_Given exercise_:
Only the lines from the one containing "What Plotly code" through the one containing "ed. \u2264 3" are to be copied, exactly and with both ends kept.

_Records for this task_:
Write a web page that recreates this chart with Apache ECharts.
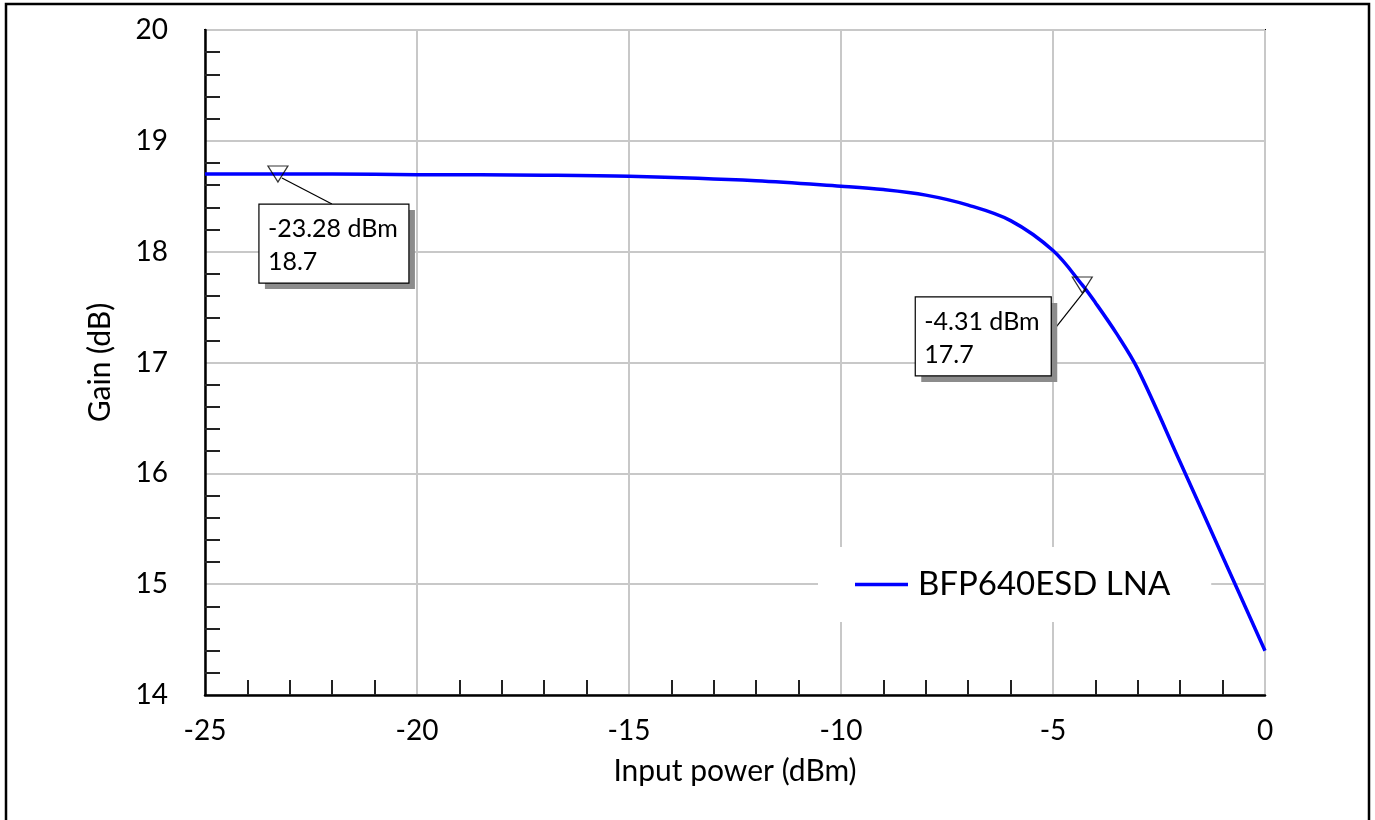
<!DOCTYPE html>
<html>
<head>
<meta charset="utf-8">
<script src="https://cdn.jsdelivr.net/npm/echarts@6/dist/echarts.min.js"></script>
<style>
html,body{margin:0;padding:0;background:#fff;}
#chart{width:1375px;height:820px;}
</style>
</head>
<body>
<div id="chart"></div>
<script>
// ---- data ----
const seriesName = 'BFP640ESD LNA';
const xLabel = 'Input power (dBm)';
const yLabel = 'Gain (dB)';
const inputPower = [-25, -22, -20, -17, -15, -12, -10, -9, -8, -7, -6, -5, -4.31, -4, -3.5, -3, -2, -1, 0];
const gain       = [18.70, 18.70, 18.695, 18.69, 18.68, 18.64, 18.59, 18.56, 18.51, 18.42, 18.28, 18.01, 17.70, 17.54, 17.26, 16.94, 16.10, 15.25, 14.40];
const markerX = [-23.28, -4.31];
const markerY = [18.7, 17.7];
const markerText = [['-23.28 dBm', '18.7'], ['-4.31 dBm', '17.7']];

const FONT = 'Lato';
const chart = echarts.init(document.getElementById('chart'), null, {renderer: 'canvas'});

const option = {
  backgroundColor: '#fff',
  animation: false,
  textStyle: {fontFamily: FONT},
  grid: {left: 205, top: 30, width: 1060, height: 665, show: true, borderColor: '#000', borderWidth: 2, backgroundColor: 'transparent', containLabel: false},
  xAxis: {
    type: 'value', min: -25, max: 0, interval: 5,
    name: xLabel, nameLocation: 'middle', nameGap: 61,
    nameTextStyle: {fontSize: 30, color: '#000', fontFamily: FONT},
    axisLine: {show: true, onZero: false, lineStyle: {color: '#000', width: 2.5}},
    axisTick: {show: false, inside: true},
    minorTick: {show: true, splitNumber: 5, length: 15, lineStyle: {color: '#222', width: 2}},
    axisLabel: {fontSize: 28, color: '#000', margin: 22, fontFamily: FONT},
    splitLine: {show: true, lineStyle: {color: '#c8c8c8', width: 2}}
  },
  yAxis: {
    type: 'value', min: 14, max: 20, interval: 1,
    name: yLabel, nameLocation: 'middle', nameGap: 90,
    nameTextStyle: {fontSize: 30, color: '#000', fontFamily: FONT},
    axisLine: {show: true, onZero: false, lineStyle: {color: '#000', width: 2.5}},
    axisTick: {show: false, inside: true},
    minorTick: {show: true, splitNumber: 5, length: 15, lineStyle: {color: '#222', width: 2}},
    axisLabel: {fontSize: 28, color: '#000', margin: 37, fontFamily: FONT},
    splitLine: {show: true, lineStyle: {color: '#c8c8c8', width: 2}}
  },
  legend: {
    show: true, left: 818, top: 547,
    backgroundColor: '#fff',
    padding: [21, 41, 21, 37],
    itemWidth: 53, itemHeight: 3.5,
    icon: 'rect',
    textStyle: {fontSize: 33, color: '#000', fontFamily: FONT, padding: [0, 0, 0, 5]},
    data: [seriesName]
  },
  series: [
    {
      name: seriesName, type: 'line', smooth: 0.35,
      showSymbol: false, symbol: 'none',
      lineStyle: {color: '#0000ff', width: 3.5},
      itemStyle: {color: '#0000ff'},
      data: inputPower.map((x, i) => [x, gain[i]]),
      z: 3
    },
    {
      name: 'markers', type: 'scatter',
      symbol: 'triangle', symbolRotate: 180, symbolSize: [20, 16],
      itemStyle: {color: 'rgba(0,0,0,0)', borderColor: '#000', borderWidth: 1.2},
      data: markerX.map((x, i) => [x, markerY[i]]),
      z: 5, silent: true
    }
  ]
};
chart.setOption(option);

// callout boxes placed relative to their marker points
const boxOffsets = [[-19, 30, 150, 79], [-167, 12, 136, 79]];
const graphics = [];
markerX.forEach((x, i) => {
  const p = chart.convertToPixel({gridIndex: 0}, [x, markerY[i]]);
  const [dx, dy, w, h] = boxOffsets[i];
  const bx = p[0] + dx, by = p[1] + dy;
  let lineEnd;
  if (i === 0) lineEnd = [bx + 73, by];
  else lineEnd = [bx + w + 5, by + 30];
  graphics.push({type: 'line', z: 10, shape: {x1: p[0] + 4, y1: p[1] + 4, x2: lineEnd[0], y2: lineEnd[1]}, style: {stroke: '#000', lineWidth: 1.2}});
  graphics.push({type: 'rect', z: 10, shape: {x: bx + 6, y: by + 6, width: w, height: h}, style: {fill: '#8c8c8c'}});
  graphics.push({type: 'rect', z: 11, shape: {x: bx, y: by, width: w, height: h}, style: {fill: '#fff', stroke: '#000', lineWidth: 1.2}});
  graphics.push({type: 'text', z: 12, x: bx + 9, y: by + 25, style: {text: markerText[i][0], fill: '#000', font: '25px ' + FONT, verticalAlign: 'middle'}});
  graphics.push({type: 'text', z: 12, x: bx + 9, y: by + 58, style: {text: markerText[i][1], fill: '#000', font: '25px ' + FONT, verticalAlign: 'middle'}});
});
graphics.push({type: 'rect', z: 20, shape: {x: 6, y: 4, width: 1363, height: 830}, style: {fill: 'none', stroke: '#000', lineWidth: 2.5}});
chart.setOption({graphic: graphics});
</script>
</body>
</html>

==

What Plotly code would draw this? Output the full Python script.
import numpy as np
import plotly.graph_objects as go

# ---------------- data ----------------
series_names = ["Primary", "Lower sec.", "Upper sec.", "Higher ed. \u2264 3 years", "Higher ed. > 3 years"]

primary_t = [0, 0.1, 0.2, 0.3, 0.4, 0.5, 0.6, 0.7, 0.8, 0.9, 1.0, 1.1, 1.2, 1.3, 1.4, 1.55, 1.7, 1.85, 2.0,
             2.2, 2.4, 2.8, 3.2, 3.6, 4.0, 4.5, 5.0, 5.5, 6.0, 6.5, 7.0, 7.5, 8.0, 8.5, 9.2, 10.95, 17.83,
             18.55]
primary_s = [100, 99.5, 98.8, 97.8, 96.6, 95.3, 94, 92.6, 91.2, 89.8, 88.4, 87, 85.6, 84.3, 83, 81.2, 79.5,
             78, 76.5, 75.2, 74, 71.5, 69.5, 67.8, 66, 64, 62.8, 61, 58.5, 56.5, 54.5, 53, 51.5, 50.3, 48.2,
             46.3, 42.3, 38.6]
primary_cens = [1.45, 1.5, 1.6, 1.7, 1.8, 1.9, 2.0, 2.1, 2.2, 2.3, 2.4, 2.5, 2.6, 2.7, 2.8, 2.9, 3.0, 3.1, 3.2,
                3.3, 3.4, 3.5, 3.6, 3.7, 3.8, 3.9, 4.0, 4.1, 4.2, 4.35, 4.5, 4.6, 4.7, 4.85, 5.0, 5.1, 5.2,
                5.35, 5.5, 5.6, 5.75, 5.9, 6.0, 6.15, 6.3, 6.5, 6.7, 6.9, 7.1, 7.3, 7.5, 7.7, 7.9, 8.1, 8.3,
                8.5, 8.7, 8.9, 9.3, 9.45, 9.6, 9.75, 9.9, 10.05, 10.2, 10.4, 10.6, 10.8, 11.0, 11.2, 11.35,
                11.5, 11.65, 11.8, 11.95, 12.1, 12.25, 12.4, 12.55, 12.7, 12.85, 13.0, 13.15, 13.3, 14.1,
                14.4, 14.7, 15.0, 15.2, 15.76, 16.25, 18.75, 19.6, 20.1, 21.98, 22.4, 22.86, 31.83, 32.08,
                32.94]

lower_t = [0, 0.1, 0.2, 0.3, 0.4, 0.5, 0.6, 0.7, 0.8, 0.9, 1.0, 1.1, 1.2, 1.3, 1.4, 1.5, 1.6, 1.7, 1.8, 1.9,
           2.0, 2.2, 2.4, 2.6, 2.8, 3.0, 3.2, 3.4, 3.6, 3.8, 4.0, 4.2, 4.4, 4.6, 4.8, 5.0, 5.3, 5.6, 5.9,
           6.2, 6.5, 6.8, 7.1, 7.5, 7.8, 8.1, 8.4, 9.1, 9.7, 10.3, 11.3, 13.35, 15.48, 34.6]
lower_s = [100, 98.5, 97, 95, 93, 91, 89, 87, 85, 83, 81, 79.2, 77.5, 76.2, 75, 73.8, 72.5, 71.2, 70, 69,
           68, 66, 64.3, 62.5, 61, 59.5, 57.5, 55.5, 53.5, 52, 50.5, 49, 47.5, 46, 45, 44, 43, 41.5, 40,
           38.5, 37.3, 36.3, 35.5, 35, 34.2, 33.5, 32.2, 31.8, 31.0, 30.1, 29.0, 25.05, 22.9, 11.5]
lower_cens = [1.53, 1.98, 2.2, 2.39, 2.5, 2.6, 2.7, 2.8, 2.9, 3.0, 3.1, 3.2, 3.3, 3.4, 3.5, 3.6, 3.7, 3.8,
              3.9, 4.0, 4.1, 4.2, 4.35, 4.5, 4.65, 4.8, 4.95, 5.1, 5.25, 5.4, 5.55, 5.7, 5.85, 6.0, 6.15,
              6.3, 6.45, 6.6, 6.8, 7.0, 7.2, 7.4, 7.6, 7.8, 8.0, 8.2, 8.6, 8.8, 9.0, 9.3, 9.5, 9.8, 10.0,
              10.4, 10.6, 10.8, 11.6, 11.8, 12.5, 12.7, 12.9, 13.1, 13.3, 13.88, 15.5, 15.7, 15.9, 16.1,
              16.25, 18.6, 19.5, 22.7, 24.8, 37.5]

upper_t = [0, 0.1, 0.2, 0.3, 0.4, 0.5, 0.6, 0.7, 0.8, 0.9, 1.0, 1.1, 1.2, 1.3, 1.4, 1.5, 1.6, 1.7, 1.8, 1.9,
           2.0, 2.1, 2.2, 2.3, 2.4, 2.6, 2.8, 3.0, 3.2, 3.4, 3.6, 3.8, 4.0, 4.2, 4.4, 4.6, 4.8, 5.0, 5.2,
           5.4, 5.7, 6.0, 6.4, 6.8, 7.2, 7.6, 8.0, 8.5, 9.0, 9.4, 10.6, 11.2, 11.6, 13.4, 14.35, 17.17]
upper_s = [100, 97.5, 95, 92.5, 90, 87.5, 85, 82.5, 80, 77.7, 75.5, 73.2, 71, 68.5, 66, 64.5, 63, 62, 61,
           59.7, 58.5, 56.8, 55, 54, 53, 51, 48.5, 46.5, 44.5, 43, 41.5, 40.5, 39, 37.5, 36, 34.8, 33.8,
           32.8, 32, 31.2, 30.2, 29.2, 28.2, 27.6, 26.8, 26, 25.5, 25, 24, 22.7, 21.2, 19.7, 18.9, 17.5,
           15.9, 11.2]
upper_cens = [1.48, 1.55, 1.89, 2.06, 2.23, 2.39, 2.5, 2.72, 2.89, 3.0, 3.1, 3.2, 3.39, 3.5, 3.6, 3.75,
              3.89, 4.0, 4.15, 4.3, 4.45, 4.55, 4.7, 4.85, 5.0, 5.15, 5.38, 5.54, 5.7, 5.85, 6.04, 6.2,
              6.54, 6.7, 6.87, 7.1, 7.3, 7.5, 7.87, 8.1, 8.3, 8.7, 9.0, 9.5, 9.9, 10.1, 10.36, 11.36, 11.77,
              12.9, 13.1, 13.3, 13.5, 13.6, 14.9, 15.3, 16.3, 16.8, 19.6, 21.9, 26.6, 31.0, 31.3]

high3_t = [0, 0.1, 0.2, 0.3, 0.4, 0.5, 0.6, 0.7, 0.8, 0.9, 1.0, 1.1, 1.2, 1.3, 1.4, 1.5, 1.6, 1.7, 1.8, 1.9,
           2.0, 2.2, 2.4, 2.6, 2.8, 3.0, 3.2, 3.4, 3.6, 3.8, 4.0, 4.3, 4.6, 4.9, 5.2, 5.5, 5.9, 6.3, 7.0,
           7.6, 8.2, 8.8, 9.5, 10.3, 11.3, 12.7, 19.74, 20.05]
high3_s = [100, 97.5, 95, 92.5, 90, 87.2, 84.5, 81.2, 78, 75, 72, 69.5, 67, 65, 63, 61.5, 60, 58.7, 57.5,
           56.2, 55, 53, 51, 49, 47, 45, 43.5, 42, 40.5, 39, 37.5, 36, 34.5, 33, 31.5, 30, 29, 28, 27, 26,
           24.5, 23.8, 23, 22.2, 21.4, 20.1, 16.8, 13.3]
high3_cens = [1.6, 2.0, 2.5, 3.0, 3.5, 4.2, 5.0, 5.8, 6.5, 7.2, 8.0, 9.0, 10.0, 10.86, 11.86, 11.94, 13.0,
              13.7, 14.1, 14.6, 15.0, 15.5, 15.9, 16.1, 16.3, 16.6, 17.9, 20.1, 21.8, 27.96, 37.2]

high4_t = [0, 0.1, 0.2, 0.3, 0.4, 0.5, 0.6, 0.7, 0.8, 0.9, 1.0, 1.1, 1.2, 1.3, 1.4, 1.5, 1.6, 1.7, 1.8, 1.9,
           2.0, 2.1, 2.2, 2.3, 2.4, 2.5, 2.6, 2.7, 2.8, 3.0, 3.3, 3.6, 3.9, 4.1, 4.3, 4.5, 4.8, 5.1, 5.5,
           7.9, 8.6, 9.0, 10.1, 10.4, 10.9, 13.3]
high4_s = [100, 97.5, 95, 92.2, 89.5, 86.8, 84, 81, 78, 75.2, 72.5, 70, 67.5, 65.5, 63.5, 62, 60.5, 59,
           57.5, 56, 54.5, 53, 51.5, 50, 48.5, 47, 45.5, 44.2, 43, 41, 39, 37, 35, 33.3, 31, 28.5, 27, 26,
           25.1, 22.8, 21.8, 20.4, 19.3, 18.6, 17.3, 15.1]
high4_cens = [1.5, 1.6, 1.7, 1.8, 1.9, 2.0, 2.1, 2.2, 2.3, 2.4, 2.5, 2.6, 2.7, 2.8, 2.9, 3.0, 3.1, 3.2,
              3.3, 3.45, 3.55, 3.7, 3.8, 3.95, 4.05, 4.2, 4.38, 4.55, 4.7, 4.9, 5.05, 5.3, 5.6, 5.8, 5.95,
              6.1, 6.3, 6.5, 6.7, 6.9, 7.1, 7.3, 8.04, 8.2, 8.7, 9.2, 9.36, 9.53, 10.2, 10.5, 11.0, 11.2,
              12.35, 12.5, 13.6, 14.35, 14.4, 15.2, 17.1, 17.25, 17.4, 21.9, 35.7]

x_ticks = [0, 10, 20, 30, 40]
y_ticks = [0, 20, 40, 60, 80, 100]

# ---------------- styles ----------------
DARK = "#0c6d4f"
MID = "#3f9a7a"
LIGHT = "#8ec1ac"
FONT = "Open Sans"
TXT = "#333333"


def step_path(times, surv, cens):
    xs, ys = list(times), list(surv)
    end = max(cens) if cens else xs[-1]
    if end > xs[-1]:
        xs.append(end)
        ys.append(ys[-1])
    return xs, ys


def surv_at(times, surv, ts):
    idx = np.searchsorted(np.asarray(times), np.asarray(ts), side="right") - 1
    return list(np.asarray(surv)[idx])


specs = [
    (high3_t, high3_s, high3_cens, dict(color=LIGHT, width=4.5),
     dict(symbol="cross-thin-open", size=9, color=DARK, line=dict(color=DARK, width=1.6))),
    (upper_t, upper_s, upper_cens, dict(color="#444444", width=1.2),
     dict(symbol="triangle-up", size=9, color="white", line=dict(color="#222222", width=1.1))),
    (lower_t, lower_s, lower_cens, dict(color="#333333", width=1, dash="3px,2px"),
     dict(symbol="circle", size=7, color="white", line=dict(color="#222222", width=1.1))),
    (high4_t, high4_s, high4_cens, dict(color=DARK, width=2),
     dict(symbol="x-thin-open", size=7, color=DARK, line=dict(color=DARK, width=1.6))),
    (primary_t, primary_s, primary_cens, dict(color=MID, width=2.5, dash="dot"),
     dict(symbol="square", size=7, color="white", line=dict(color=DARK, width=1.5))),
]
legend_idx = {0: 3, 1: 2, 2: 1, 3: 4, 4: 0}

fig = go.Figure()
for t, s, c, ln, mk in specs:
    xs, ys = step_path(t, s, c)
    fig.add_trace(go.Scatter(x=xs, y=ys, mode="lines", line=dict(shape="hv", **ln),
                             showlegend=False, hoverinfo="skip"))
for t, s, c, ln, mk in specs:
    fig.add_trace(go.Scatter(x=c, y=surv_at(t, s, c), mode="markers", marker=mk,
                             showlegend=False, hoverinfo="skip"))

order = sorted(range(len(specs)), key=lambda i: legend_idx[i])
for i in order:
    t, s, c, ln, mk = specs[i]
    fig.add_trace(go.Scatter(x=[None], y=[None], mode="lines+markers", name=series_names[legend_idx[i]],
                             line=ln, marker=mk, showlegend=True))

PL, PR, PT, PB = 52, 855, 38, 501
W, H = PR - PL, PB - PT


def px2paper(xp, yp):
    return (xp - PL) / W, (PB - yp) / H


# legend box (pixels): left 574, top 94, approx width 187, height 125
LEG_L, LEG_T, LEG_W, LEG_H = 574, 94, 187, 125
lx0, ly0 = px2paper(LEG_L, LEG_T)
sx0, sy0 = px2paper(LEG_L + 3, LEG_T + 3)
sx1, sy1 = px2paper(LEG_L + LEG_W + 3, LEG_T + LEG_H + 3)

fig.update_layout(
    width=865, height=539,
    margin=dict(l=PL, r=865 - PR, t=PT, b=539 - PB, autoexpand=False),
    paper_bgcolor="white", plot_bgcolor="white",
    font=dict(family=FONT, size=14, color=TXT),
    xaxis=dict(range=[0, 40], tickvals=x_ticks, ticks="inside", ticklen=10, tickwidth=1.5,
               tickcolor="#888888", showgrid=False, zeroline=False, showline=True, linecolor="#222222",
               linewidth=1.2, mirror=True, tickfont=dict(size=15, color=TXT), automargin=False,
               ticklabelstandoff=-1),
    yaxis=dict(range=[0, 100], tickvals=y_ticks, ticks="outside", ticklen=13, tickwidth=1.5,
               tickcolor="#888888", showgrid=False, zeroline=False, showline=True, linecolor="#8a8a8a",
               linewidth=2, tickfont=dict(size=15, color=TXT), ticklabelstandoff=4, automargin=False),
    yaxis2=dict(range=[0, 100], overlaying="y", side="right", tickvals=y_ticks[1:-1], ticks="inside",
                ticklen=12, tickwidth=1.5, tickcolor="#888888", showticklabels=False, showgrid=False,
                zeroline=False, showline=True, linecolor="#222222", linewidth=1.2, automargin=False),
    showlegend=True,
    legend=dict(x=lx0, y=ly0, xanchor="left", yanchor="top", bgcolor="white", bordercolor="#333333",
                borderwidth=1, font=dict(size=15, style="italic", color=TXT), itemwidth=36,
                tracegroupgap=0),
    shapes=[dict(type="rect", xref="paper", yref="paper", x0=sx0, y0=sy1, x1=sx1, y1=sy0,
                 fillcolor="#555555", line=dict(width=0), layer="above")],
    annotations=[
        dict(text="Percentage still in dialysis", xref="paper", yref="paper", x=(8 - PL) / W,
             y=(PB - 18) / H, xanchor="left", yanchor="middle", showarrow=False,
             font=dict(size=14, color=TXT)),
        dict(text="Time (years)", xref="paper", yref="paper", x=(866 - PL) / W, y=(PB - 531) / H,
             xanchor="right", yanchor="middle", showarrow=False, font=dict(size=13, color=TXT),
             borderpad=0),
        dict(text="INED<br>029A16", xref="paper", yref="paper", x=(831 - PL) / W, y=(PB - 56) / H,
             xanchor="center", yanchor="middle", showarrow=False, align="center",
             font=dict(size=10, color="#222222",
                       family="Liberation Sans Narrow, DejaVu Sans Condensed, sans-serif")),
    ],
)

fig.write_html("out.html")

_Written answer_:
What Plotly code would draw this? Output the full Python script.
import numpy as np
import plotly.graph_objects as go

# ---------------- data ----------------
series_names = ["Primary", "Lower sec.", "Upper sec.", "Higher ed. \u2264 3 years", "Higher ed. > 3 years"]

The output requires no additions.